I will say again that water does not change the fact of very high heat.  I do understand what it is to agonize over a situation, and be determined to intervene.  Some intervention works.  Other intervention compounds the misery.  The fact of the matter is that plants are highly adaptable.  They have built in mechanisms to deal with terrible conditions.  Sometimes the best thing to do is sit on the sidelines, and wring your hands.  There are those times when doing nothing is the best thing you could do.

I have seen some gardens that had too little water when they needed it, and now too much water.  Belated compensation only adds insult to injury.  We pulled out a pair of crispy leaved shrubs yesterday whose roots had rotted and completely decomposed from an onslaught of over water, after the damage from the drought had already been done.  The smell of these rooted roots-strong.  The impulse to be better late than never applies to birthdays, wedding gifts, vacations, thank you notes, revelations, mammograms, contributions and electric bills, but not so much to water.  This planting has been overwatered, but we caught it in time. 

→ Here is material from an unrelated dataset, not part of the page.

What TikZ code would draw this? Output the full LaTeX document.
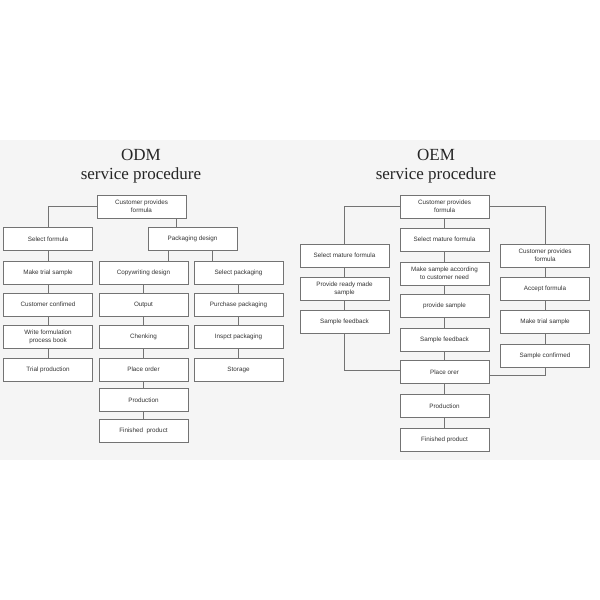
\documentclass[tikz,border=0pt]{standalone}
\usepackage{fontspec}
\setmainfont{Liberation Serif}
\newfontfamily\boxfont{Liberation Sans}
\begin{document}
\begin{tikzpicture}[x=1pt,y=-1pt,
 bx/.style={draw=black!55,fill=white,line width=0.5pt,minimum width=89pt,minimum height=23pt,inner sep=1pt,align=center,font=\boxfont\fontsize{6.3}{8}\selectfont,text=black!80},
 ln/.style={draw=black!55,line width=0.5pt},
 ttl/.style={font=\fontsize{17}{19}\selectfont,align=center,text=black!85}]
\useasboundingbox (0,0) rectangle (600,600);
\fill[black!4] (0,140) rectangle (600,460);
\node[ttl] (t1) at (141,166) {ODM\\service procedure};
\node[ttl] (t2) at (436,166) {OEM\\service procedure};
% ODM
\node[bx] (c) at (141.5,206.5) {Customer provides\\formula};
\node[bx] (sf) at (48,239) {Select formula};
\node[bx] (mt) at (48,272.5) {Make trial sample};
\node[bx] (cc) at (48,304.5) {Customer confimed};
\node[bx] (wf) at (48,336.5) {Write formulation\\process book};
\node[bx] (tp) at (48,369.5) {Trial production};
\node[bx] (pd) at (192.5,239) {Packaging design};
\node[bx] (cd) at (143.5,272.5) {Copywriting design};
\node[bx] (op) at (143.5,304.5) {Output};
\node[bx] (ch) at (143.5,336.5) {Chenking};
\node[bx] (po) at (143.5,369.5) {Place order};
\node[bx] (pr) at (143.5,400) {Production};
\node[bx] (fp) at (143.5,431) {Finished\ \ product};
\node[bx] (sp) at (238.5,272.5) {Select packaging};
\node[bx] (pp) at (238.5,304.5) {Purchase packaging};
\node[bx] (ip) at (238.5,336.5) {Inspct packaging};
\node[bx] (st) at (238.5,369.5) {Storage};
\draw[ln] (c.west) -- (48,206.5) -- (sf.north);
\draw[ln] (176,218) -- (176,227.5);
\draw[ln] (168,250.5) -- (168,261);
\draw[ln] (212,250.5) -- (212,261);
\foreach \a/\b in {sf/mt,mt/cc,cc/wf,wf/tp,cd/op,op/ch,ch/po,po/pr,pr/fp,sp/pp,pp/ip,ip/st}
  \draw[ln] (\a.south) -- (\b.north);
% OEM
\node[bx] (C) at (444.5,206.5) {Customer provides\\formula};
\node[bx] (M1) at (444.5,239.5) {Select mature formula};
\node[bx] (M2) at (444.5,273.5) {Make sample according\\to customer need};
\node[bx] (M3) at (444.5,306) {provide sample};
\node[bx] (M4) at (444.5,339.5) {Sample feedback};
\node[bx] (M5) at (444.5,372) {Place orer};
\node[bx] (M6) at (444.5,406) {Production};
\node[bx] (M7) at (444.5,439.5) {Finished product};
\node[bx] (L1) at (344.5,255.5) {Select mature formula};
\node[bx] (L2) at (344.5,288.5) {Provide ready made\\sample};
\node[bx] (L3) at (344.5,322) {Sample feedback};
\node[bx] (R1) at (545,255.5) {Customer provides\\formula};
\node[bx] (R2) at (545,288.5) {Accept formula};
\node[bx] (R3) at (545,322) {Make trial sample};
\node[bx] (R4) at (545,355.5) {Sample confirmed};
\draw[ln] (C.west) -- (344.5,206.5) -- (L1.north);
\draw[ln] (C.east) -- (545,206.5) -- (R1.north);
\draw[ln] (L3.south) -- (344.5,370) -- (M5.west |- 0,370);
\draw[ln] (R4.south) -- (545,375) -- (M5.east |- 0,375);
\foreach \a/\b in {C/M1,M1/M2,M2/M3,M3/M4,M4/M5,M5/M6,M6/M7,L1/L2,L2/L3,R1/R2,R2/R3,R3/R4}
  \draw[ln] (\a.south) -- (\b.north);
\end{tikzpicture}
\end{document}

 The ability to water properly is a skill.    Those gardeners who have irrigation systems should know that a mechanical system is nothing more than that-a system.  The irrigation box is a mechanism fueled by electricity.  A gardener is a person who knows when and how much to water.  A gardener who handwaters as needed-a great gardener.  A gardener flips the switch when the switch needs to be flipped-an equally great gardener who has figured out how to reduce their maintenance.  This landscape-right next door to the shop-has not, to my knowledge, been watered for the past 3 or 4 years.  What it would cost to turn on the irrigation system is but a fraction of what it will cost to replace the entire landscape. 

Proper watering.  It can help you cover a lot of ground.